Conan O’Brien, whose TBS series Conan last was nominated in the variety category in 2011, recently proclaimed Letterman “The North Star for… every comic of my generation.” He likewise credited Letterman with rescuing him with a “simple act of kindness” back when Letterman had decamped for CBS and O’Brien took over NBC’s Late Night, which was going so poorly he’d been turned into a “national punchline” by the network and the media.
Colbert, who is getting ready to replace Letterman at CBS in September, hasn’t shared his thoughts on Letterman’s retirement, except to tell media buyers at CBS’ upfront presentation that, in tribute to his predecessor, “We will do the best show we possibly can, and occasionally make the network very angry at us.”
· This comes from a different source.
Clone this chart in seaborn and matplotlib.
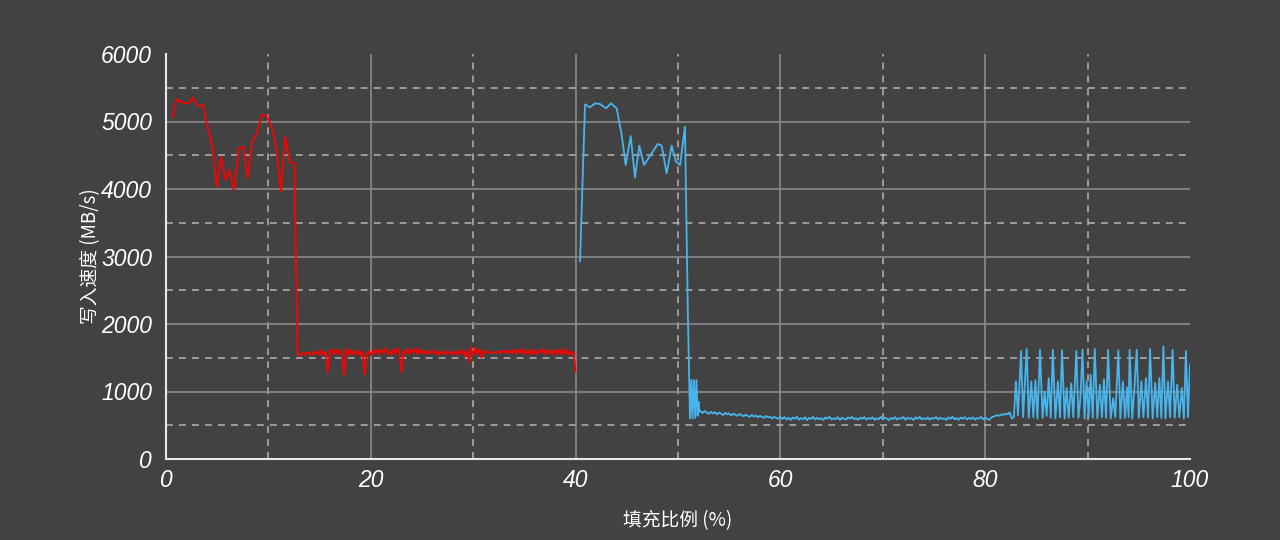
import numpy as np
import pandas as pd
import matplotlib
matplotlib.use('Agg')
import matplotlib.pyplot as plt
from matplotlib.ticker import MultipleLocator
import seaborn as sns


# ---- red run (first pass) ----
# sparse head, read point by point
red_head_x = [0.59, 1.04, 1.46, 1.89, 2.21, 2.60, 3.13, 3.58, 4.07, 4.56, 4.95, 5.37,
              5.80, 6.19, 6.64, 7.10, 7.55, 7.97, 8.40, 8.85, 9.38, 9.83, 10.35, 10.74,
              11.20, 11.65, 12.11, 12.53, 12.85, 13.00]
red_head_y = [5062, 5329, 5294, 5269, 5269, 5353, 5230, 5244, 4899, 4603, 4034, 4479,
              4133, 4281, 3985, 4603, 4627, 4158, 4701, 4825, 5106, 5086, 4899, 4627,
              3960, 4775, 4395, 4380, 1560, 1530]
# plateau, one sample every 0.2 % starting at 13.2 %
red_tail_y = [1550, 1575, 1545, 1580, 1555, 1540, 1585, 1560, 1600, 1535, 1610, 1550,
              1585, 1280, 1595, 1620, 1545, 1630, 1555, 1610, 1565, 1240, 1635, 1555,
              1615, 1540, 1600, 1555, 1610, 1525, 1590, 1250, 1555, 1600, 1535, 1610,
              1570, 1630, 1545, 1615, 1575, 1640, 1555, 1605, 1540, 1625, 1565, 1645,
              1555, 1280, 1605, 1565, 1635, 1555, 1615, 1575, 1645, 1550, 1625, 1565,
              1605, 1555, 1595, 1570, 1615, 1555, 1600, 1540, 1585, 1560, 1605, 1550,
              1590, 1565, 1555, 1605, 1535, 1595, 1560, 1615, 1525, 1605, 1430, 1655,
              1535, 1645, 1555, 1625, 1500, 1615, 1570, 1590, 1580, 1575, 1585, 1580,
              1590, 1570, 1600, 1580, 1610, 1565, 1605, 1570, 1625, 1555, 1615, 1575,
              1635, 1550, 1605, 1565, 1625, 1540, 1615, 1555, 1605, 1575, 1635, 1545,
              1620, 1565, 1605, 1535, 1625, 1560, 1615, 1545, 1635, 1555, 1605, 1540,
              1595, 1565, 1290]

# ---- blue run (second pass) ----
blue_head_x = [40.43, 40.92, 41.41, 41.89, 42.38, 42.97, 43.46, 44.01, 44.50, 44.89,
               45.38, 45.80, 46.22, 46.68, 47.35, 48.02, 48.40, 48.89, 49.38, 49.80,
               50.20, 50.68, 50.95, 51.17, 51.30, 51.42, 51.55, 51.68, 51.80, 51.92,
               52.00, 52.10]
blue_head_y = [2923, 5254, 5210, 5269, 5259, 5195, 5269, 5195, 4800, 4356,
               4785, 4168, 4642, 4356, 4510, 4667, 4642, 4232, 4642, 4405,
               4356, 4923, 2250, 600, 1170, 600, 1170, 610, 1170, 640,
               850, 700]
# low plateau, one sample every 0.2 % starting at 52.2 %
blue_mid_y = [705, 680, 712, 690, 668, 700, 675, 695, 660, 688, 672, 650, 684, 662,
              676, 645, 670, 655, 640, 668, 650, 632, 658, 640, 625, 652, 630, 645,
              618, 640, 622, 610, 638, 615, 628, 600, 625, 608, 596, 622,
              595, 620, 585, 610, 578, 615, 598, 625, 582, 605, 590, 618, 575, 608,
              596, 622, 584, 612, 590, 604, 578, 616, 598, 626, 586, 603, 592, 620,
              580, 610, 597, 585, 615, 600, 624, 588, 606, 579, 612, 595, 620, 583,
              607, 594, 618, 580, 602, 590, 625, 586, 611, 597, 576, 609, 591, 619,
              584, 605, 598, 622, 581, 613, 593, 607, 578, 617, 596, 624, 587, 604,
              589, 615, 582, 608, 599, 621, 585, 612, 592, 603, 579, 618, 595, 626,
              588, 606, 580, 614, 597, 620, 586, 609, 593, 617, 583, 605, 598, 623,
              589, 611, 594, 580, 616]
# oscillating tail, vertices
blue_tail_x = [81.2, 81.4, 81.6, 81.8, 82.0, 82.2, 82.4, 82.6, 82.8, 83.0, 83.2, 83.5,
               83.7, 84.05, 84.25, 84.5, 84.7, 84.9, 85.1, 85.35, 85.6, 85.8, 86.0, 86.2,
               86.4, 86.6, 86.85, 87.1, 87.3, 87.5, 87.75, 87.95, 88.15, 88.4, 88.6, 88.9,
               89.1, 89.3, 89.5, 89.7, 89.9, 90.1, 90.3, 90.5, 90.7, 90.95, 91.2, 91.4,
               91.6, 91.8, 92.0, 92.25, 92.5, 92.7, 93.0, 93.2, 93.45, 93.65, 93.85, 94.0,
               94.1, 94.35, 94.55, 94.8, 95.0, 95.25, 95.45, 95.7, 95.9, 96.1, 96.35, 96.6,
               96.8, 97.0, 97.2, 97.4, 97.6, 97.85, 98.05, 98.3, 98.5, 98.75, 98.95, 99.2,
               99.4, 99.6, 99.8, 100.0]
blue_tail_y = [650, 640, 662, 655, 670, 660, 690, 600, 620, 1150, 650, 1600,
               620, 1630, 610, 1150, 620, 1170, 600, 1620, 610, 1000, 640, 1200,
               610, 1620, 600, 1150, 620, 1610, 600, 1050, 610, 1120, 620, 1600,
               610, 900, 1620, 600, 1150, 620, 1250, 610, 1630, 600, 1100, 620,
               1180, 610, 1620, 600, 900, 620, 1610, 600, 1150, 610, 1060, 620,
               1620, 600, 1000, 1620, 610, 1150, 620, 1200, 610, 1630, 600, 1130,
               620, 1200, 610, 1670, 600, 1150, 620, 1620, 610, 1100, 620, 1050,
               600, 1600, 620, 1400]

x_ticks = [0, 20, 40, 60, 80, 100]
y_ticks = [0, 1000, 2000, 3000, 4000, 5000, 6000]

bg = '#424242'
sns.set_theme(style='dark')
plt.rcParams['font.family'] = ['Liberation Sans', 'DejaVu Sans']

red_x = red_head_x + list(13.2 + 0.2 * np.arange(len(red_tail_y)))
red_y = red_head_y + red_tail_y
blue_x = blue_head_x + list(52.2 + 0.2 * np.arange(len(blue_mid_y))) + blue_tail_x
blue_y = blue_head_y + blue_mid_y + blue_tail_y

df = pd.concat([
    pd.DataFrame({'fill': red_x, 'speed': red_y, 'run': 'red'}),
    pd.DataFrame({'fill': blue_x, 'speed': blue_y, 'run': 'blue'}),
])

fig = plt.figure(figsize=(12.8, 5.4), dpi=100, facecolor=bg)
ax = fig.add_axes([0.1297, 0.15, 0.8, 0.75])
ax.set_facecolor(bg)

# grid first so the lines sit on top
ax.xaxis.set_minor_locator(MultipleLocator(10))
ax.yaxis.set_minor_locator(MultipleLocator(500))
ax.grid(which='major', color='#8a8a8a', linewidth=1.2, linestyle='-')
ax.grid(which='minor', color='#b4b4b4', linewidth=1.1, linestyle=(0, (4.5, 4)))
ax.set_axisbelow(True)

sns.lineplot(data=df, x='fill', y='speed', hue='run', units='run', estimator=None,
             sort=False, palette={'red': '#ff0000', 'blue': '#48b4ec'},
             linewidth=1.3, legend=False, ax=ax)

ax.set_xlim(0, 100)
ax.set_ylim(0, 6000)
ax.set_xticks(x_ticks)
ax.set_yticks(y_ticks)
tick_font = dict(fontsize=16.5, style='italic', color='white',
                 family=['Liberation Sans', 'DejaVu Sans'])
ax.set_xticklabels([str(v) for v in x_ticks], **tick_font)
ax.set_yticklabels([str(v) for v in y_ticks], **tick_font)

# no grid line along the open top and right edges
ax.get_xgridlines()[-1].set_visible(False)
ax.get_ygridlines()[-1].set_visible(False)

for side in ['top', 'right']:
    ax.spines[side].set_visible(False)
for side in ['left', 'bottom']:
    ax.spines[side].set_color('#e8e8e8')
    ax.spines[side].set_linewidth(1.5)

ax.tick_params(axis='y', which='major', direction='out', length=6, width=1.2,
               color='#e8e8e8', pad=4)
ax.tick_params(axis='y', which='minor', direction='out', length=4, width=1.0,
               color='#e8e8e8')
ax.tick_params(axis='x', which='major', direction='inout', length=9, width=1.2,
               color='#e8e8e8', pad=3)
ax.tick_params(axis='x', which='minor', direction='inout', length=7, width=1.0,
               color='#e8e8e8')

label_font = dict(fontsize=13.5, color='white', family=['Noto Sans CJK SC', 'DejaVu Sans'])
ax.set_xlabel('填充比例 (%)', **label_font)
ax.set_ylabel('写入速度 (MB/s)', **label_font)
ax.yaxis.label.set_va('center')
ax.xaxis.label.set_va('center')
ax.yaxis.set_label_coords(-0.074, 0.5)
ax.xaxis.set_label_coords(0.5, -0.151)

fig.savefig('out.png', dpi=100, facecolor=bg)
Letterman would have extraordinarily stiff competition in an Emmy race. So many late-night shows are on their last runs that the list of likely nominees reads more like a late-night TV In Memoriam.
If you, like Kimmel, are a Legacy Sentimentalist, here’s what you need to know before casting your vote:
Colbert’s final The Colbert Report aired on December 14. Yes, his Comedy Central series is eligible for this Emmy cycle and that’s it. On the other hand, Colbert’s not retiring but going on to take over for Letterman. And The Colbert Report won the category the past two years. But, realistically, even Letterman’s much-ballyhooed finale would be hard pressed to beat Colbert’s series’ swan song. Pound for pound, Colbert may have been the heart-string-pullingest TV finale ever, with its celebrity-studded “We’ll Meet Again” sing-along, after which Colbert declared himself — or his faux-newsman alter-ego, it got hard to distinguish the two toward the end—immortal after shooting the Grim Reaper during a game of chess. The series ended with a final scene featuring Colbert, Santa, a unicorn, Abraham Lincoln, Alex Trebek and a sleigh ride into eternity.
Then there’s Jon Stewart, whose last day hosting Comedy Central’s The Daily Show is August 6. That means his show is eligible this Emmy cycle and next. Next cycle, however, Stewart would be competing against his replacement, the controversial Trevor Noah.